Without loss of generality, $f,g\ge0$. Let \begin{equation*} t:=1/s, \end{equation*} so that $t\in(0,1)$. Then \begin{equation*} fg\ln^t(fg+1)\le [f\ln^t(f+1)]\,g+fg\ln^t(g+1). \tag{4}\label{4} \end{equation*} By \eqref{1} with $\Phi$ and $\Psi$ as in \eqref{3} and \eqref{2}, \begin{equation*} [f\ln^t(f+1)]\,g\ll f^r+g^s\ln(g+1), \end{equation*} so that \begin{equation*} \int[f\ln^t(f+1)]\,g<\infty \end{equation*} assuming $f\in L^r$ and $g\in L^s\ln L$: \begin{equation*} \int f^r<\infty,\quad \int g^s\ln(g+1) <\infty. \tag{5}\label{5} \end{equation*} Also, conditions \eqref{5} imply $\int fg\ln^t(g+1)<\infty$, by the standard Hölder inequality. So, by \eqref{4}, $\int fg\ln^t(fg+1)<\infty$; that is, $fg\in L\ln^t L$ for $t=1/s$, as desired.
Note that the exponent $t=1/s$ cannot be improved -- that is, it cannot be replaced by any $a>1/s$. Indeed, let $g\ge0$ be such that $g\in L^s\ln L$ but $g\notin L^s\ln^b L$ for any $b>1$ -- that is, $\int g\ln(g+1)<\infty$ but $\int g\ln^b(g+1)=\infty$ for any $b>1$.
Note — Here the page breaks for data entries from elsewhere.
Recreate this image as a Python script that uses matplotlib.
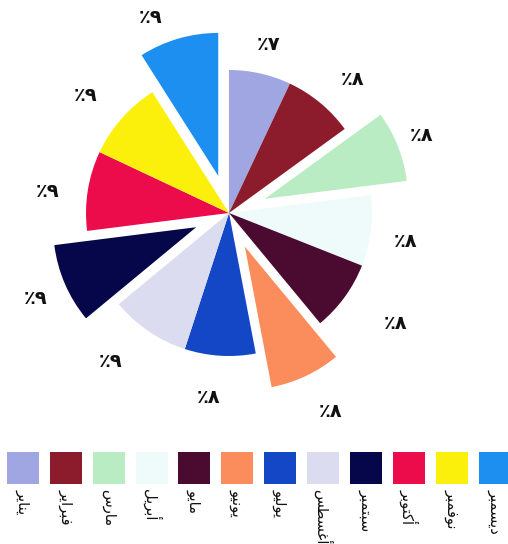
import matplotlib
matplotlib.use("Agg")
import matplotlib.pyplot as plt

months = ["يناير", "فبراير", "مارس", "أبريل", "مايو", "يونيو",
          "يوليو", "أغسطس", "سبتمبر", "أكتوبر", "نوفمبر", "ديسمبر"]
shares = [7, 8, 8, 8, 8, 8, 8, 9, 9, 9, 9, 9]
pct_labels = ["٪٧", "٪٨", "٪٨", "٪٨", "٪٨", "٪٨", "٪٨", "٪٩", "٪٩", "٪٩", "٪٩", "٪٩"]

colors = ["#a0a6e2", "#8c1c2c", "#b9ecc2", "#effbfa", "#4b0b30", "#fb8c5b",
          "#1347c5", "#dcdcf0", "#06064a", "#ec0c4c", "#fbf00c", "#1c8ff0"]
explode = [0, 0, 0.27, 0, 0, 0.26, 0, 0, 0.25, 0, 0, 0.27]
# small hand nudges (px) so the labels sit where the original has them
label_nudge = [(1, 5), (11, 3), (-8, 2), (1, 6), (23, 6), (10, 4),
               (-9, 8), (-19, 2), (2, 1), (-6, 6), (-10, 0), (-18, 12)]

# arabic presentation forms: isolated, final, initial, medial
FORMS = {
    "ا": (0xFE8D, 0xFE8E, None, None),
    "أ": (0xFE83, 0xFE84, None, None),
    "د": (0xFEA9, 0xFEAA, None, None),
    "ر": (0xFEAD, 0xFEAE, None, None),
    "و": (0xFEED, 0xFEEE, None, None),
    "ب": (0xFE8F, 0xFE90, 0xFE91, 0xFE92),
    "ت": (0xFE95, 0xFE96, 0xFE97, 0xFE98),
    "س": (0xFEB1, 0xFEB2, 0xFEB3, 0xFEB4),
    "ط": (0xFEC1, 0xFEC2, 0xFEC3, 0xFEC4),
    "غ": (0xFECD, 0xFECE, 0xFECF, 0xFED0),
    "ف": (0xFED1, 0xFED2, 0xFED3, 0xFED4),
    "ك": (0xFED9, 0xFEDA, 0xFEDB, 0xFEDC),
    "ل": (0xFEDD, 0xFEDE, 0xFEDF, 0xFEE0),
    "م": (0xFEE1, 0xFEE2, 0xFEE3, 0xFEE4),
    "ن": (0xFEE5, 0xFEE6, 0xFEE7, 0xFEE8),
    "ي": (0xFEF1, 0xFEF2, 0xFEF3, 0xFEF4),
}


def shape(word):
    out = []
    for i, ch in enumerate(word):
        iso, fin, ini, med = FORMS[ch]
        prev_j = i > 0 and FORMS[word[i - 1]][2] is not None
        next_j = i < len(word) - 1 and ini is not None
        if prev_j and next_j:
            c = med
        elif prev_j:
            c = fin
        elif next_j:
            c = ini
        else:
            c = iso
        out.append(chr(c))
    return "".join(reversed(out))


W, H = 508, 544
fig = plt.figure(figsize=(W / 100, H / 100), dpi=100)

# pie: centre (229, 213) px, radius 143 px
cx, cy, r, S = 229, 213, 143, 400
ax = fig.add_axes([(cx - S / 2) / W, (H - cy - S / 2) / H, S / W, S / H])
wedges, texts = ax.pie(shares, colors=colors, explode=explode, labels=pct_labels,
                       startangle=90, counterclock=False, labeldistance=1.24,
                       textprops=dict(fontsize=14, fontweight="bold", color="#111111"))
for t, (dx, dy) in zip(texts, label_nudge):
    x, y = t.get_position()
    t.set_position((x + dx / r, y - dy / r))
    t.set_ha("center")
    t.set_va("center")
L = (S / 2) / r
ax.set_xlim(-L, L)
ax.set_ylim(-L, L)
ax.set_aspect("equal")
ax.axis("off")

# legend strip along the bottom
step = 42.94
x0 = 22.7
lax = fig.add_axes([0, 0, 1, 104 / H])
lax.bar(range(len(months)), [32] * len(months), bottom=12, width=32 / step,
        color=colors)
for i, m in enumerate(months):
    lax.text(i, 49, shape(m), rotation=-90, ha="center", va="top",
             fontsize=10.5, color="#111111")
lax.set_xlim(-x0 / step, -x0 / step + W / step)
lax.set_ylim(104, 0)
lax.axis("off")

fig.savefig("out.png", dpi=100, facecolor="white")
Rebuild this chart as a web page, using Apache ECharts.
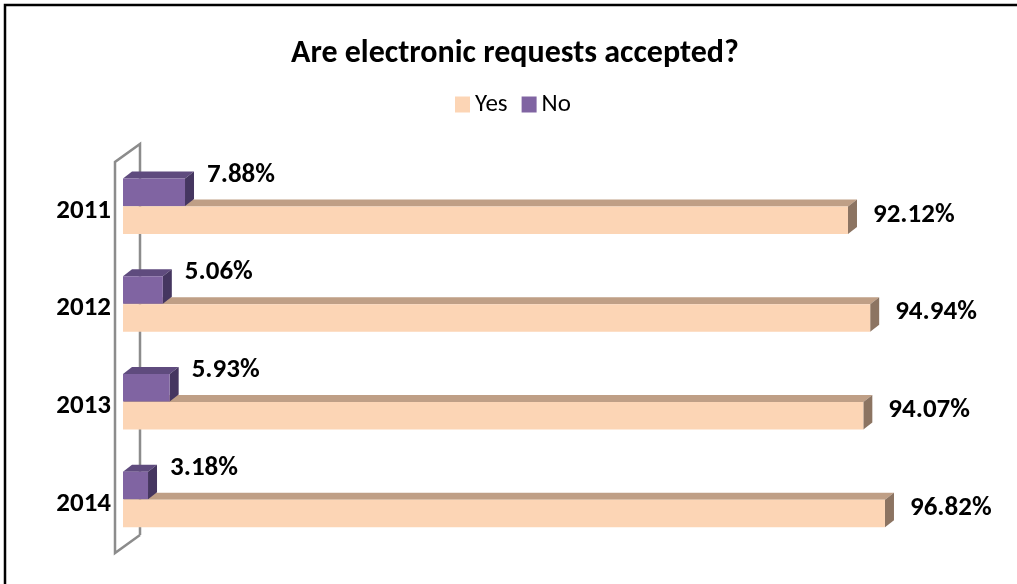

Let $f:=g^{s/r}\ln^{1/r}(g+1)$. Then for any real $a>1/s$ we have $a+1/r>1$ and \begin{equation} fg\ln^a(fg+1)\asymp g^{s/r+1}\ln^{a+1/r}(g+1)=g^s\ln^{a+1/r}(g+1), \end{equation} so that $\int fg\ln^a(fg+1)\asymp\int g^s\ln^{a+1/r}(g+1)=\infty$ and $fg\notin L\ln^a L$.